Mr. Pitts Mr. Pitts is Mary Fortune's father in "A View of the Woods." He beats his daughter to get even with Mr. Fortune and to prove she belongs to him.
Mrs. Pitts Mrs. Pitts sides with her husband against her daughter, Mary Fortune, in the story "A View of the Woods."
Randall In "The Enduring Chill," Randall is one of the black dairymen Asbury tries to befriend when attempting to write a novel about the black experience. Randall says nothing when Asbury insists on drinking unpasteurized milk to spite his mother.
Scofield Scofield, in the story "Greenleaf," is the disrespectful and malicious son of Mrs. May, who sells insurance to poor black people.
Star Star Drake, also known as Sarah Ham, is a 19-year-old drifter caught passing bad checks in "The Comforts of Home." She is rescued from jail by Thomas's mother, who unsuccessfully attempts to reform her.

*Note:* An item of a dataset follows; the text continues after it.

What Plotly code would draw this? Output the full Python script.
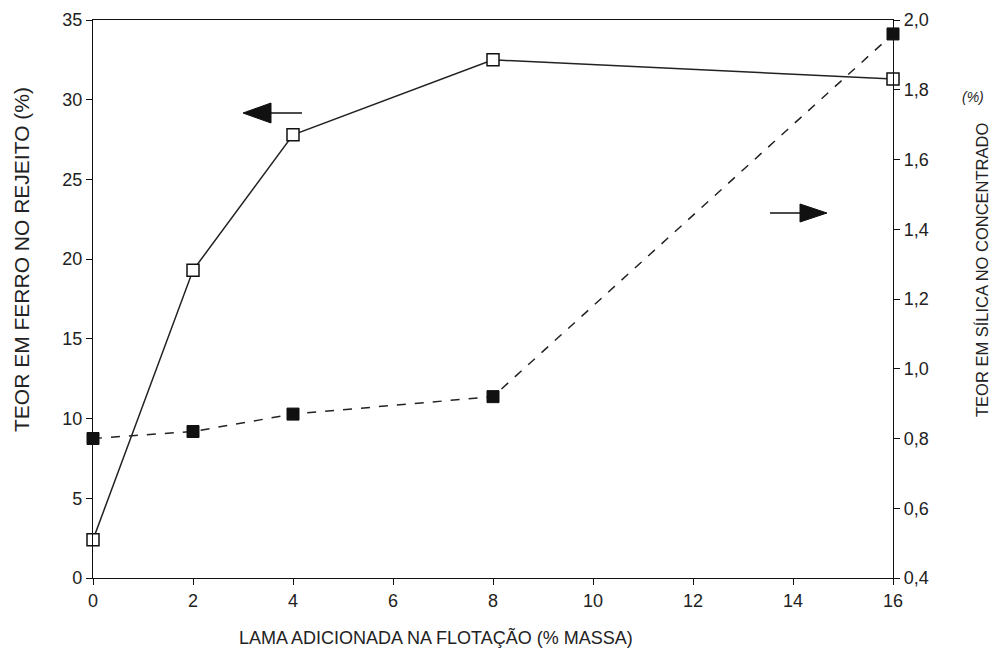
import plotly.graph_objects as go

# Data
lama = [0, 2, 4, 8, 16]
ferro_rejeito = [2.4, 19.3, 27.8, 32.5, 31.3]
silica_conc = [0.80, 0.82, 0.87, 0.92, 1.96]

left_ticks = [0, 5, 10, 15, 20, 25, 30, 35]
right_tickvals = [0.4, 0.6, 0.8, 1.0, 1.2, 1.4, 1.6, 1.8, 2.0]
right_ticktext = ["0,4", "0,6", "0,8", "1,0", "1,2", "1,4", "1,6", "1,8", "2,0"]
x_ticks = [0, 2, 4, 6, 8, 10, 12, 14, 16]

FONT = "Liberation Sans, Arial, sans-serif"
TXT = "#222222"

# plot area in screen pixels (page has an 8px body offset)
PX_L, PX_T, PW, PH = 93, 20, 800, 558


def px(x):
    return (x - PX_L) / PW


def py(y):
    return (PX_T + PH - y) / PH


fig = go.Figure()
fig.add_trace(go.Scatter(
    x=lama, y=ferro_rejeito, mode="lines+markers", yaxis="y",
    line=dict(color="#222222", width=1.5),
    marker=dict(symbol="square", size=12, color="white",
                line=dict(color="#111111", width=1.5)),
    cliponaxis=False, showlegend=False))
fig.add_trace(go.Scatter(
    x=lama, y=silica_conc, mode="lines+markers", yaxis="y2",
    line=dict(color="#222222", width=1.5, dash="dash"),
    marker=dict(symbol="square", size=12, color="#111111",
                line=dict(color="#111111", width=1)),
    cliponaxis=False, showlegend=False))

axis_common = dict(showgrid=False, zeroline=False, showline=True,
                   linecolor="#111111", linewidth=1.2, ticks="outside",
                   ticklen=6, tickcolor="#111111", tickwidth=1.2,
                   automargin=False,
                   tickfont=dict(family=FONT, size=18, color=TXT))

ann_common = dict(xref="paper", yref="paper", xanchor="center",
                  yanchor="middle", showarrow=False)

fig.update_layout(
    width=990, height=647,
    margin=dict(l=PX_L - 8, r=990 - (PX_L - 8) - PW, t=PX_T - 8,
                b=647 - (PX_T - 8) - PH),
    paper_bgcolor="white", plot_bgcolor="white",
    xaxis=dict(range=[0, 16], tickvals=x_ticks, mirror=True, **axis_common),
    yaxis=dict(range=[0, 35], tickvals=left_ticks, **axis_common),
    yaxis2=dict(range=[0.4, 2.0], tickvals=right_tickvals,
                ticktext=right_ticktext, overlaying="y", side="right",
                **axis_common),
    annotations=[
        dict(text="TEOR EM FERRO NO REJEITO (%)", x=px(22), y=py(260),
             textangle=-90, font=dict(family=FONT, size=21, color=TXT),
             **ann_common),
        dict(text="TEOR EM SÍLICA NO CONCENTRADO", x=px(982), y=py(270),
             textangle=-90, font=dict(family=FONT, size=16.5, color=TXT),
             **ann_common),
        dict(text="<i>(%)</i>", x=px(973), y=py(97),
             font=dict(family=FONT, size=14, color=TXT), **ann_common),
        dict(text="LAMA ADICIONADA NA FLOTAÇÃO (% MASSA)", x=px(436),
             y=py(637), font=dict(family=FONT, size=18, color=TXT),
             **ann_common),
    ],
    shapes=[
        # left-pointing arrow (Fe -> left axis)
        dict(type="line", xref="paper", yref="paper",
             x0=px(271), x1=px(302), y0=py(113), y1=py(113),
             line=dict(color="#111111", width=1.5)),
        dict(type="path", xref="paper", yref="paper",
             path=f"M {px(243)} {py(113)} L {px(271)} {py(103)} "
                  f"L {px(271)} {py(123)} Z",
             fillcolor="#111111", line=dict(color="#111111", width=1)),
        # right-pointing arrow (SiO2 -> right axis)
        dict(type="line", xref="paper", yref="paper",
             x0=px(770), x1=px(800), y0=py(213), y1=py(213),
             line=dict(color="#111111", width=1.5)),
        dict(type="path", xref="paper", yref="paper",
             path=f"M {px(827)} {py(213)} L {px(800)} {py(204)} "
                  f"L {px(800)} {py(222)} Z",
             fillcolor="#111111", line=dict(color="#111111", width=1)),
    ],
)

fig.write_html("out.html")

Stylish lady The "stylish lady" is Mary Grace's mother in "Revelation." In her conversation with Mrs. Turpin in the doctor's office, the stylish lady appears somewhat less judgmental than Mrs. Turpin.
Thomas's mother Thomas's mother in "The Comforts of Home" takes a 19-year-old waif and budding criminal under her wing, against the wishes of her son. This act of radical charity results in her death.
Tanner's daughter Tanner's daughter in "Judgement Day" lives in New York with her husband. After visiting him in the South, she takes her father back North because she objects to his living in poverty with a black man, although she herself lives in an integrated apartment building in New York. She has no intention of carrying out her father's wish to be buried back home in Georgia.
Mr. Claud Turpin Mr. Claud Turpin is Ruby Turpin's devoted husband, who supports her without judgment in "Revelation."
Wesley Wesley in the story "Greenleaf" is Mrs. May's lazy, intellectual son who seems to hate everybody and everything.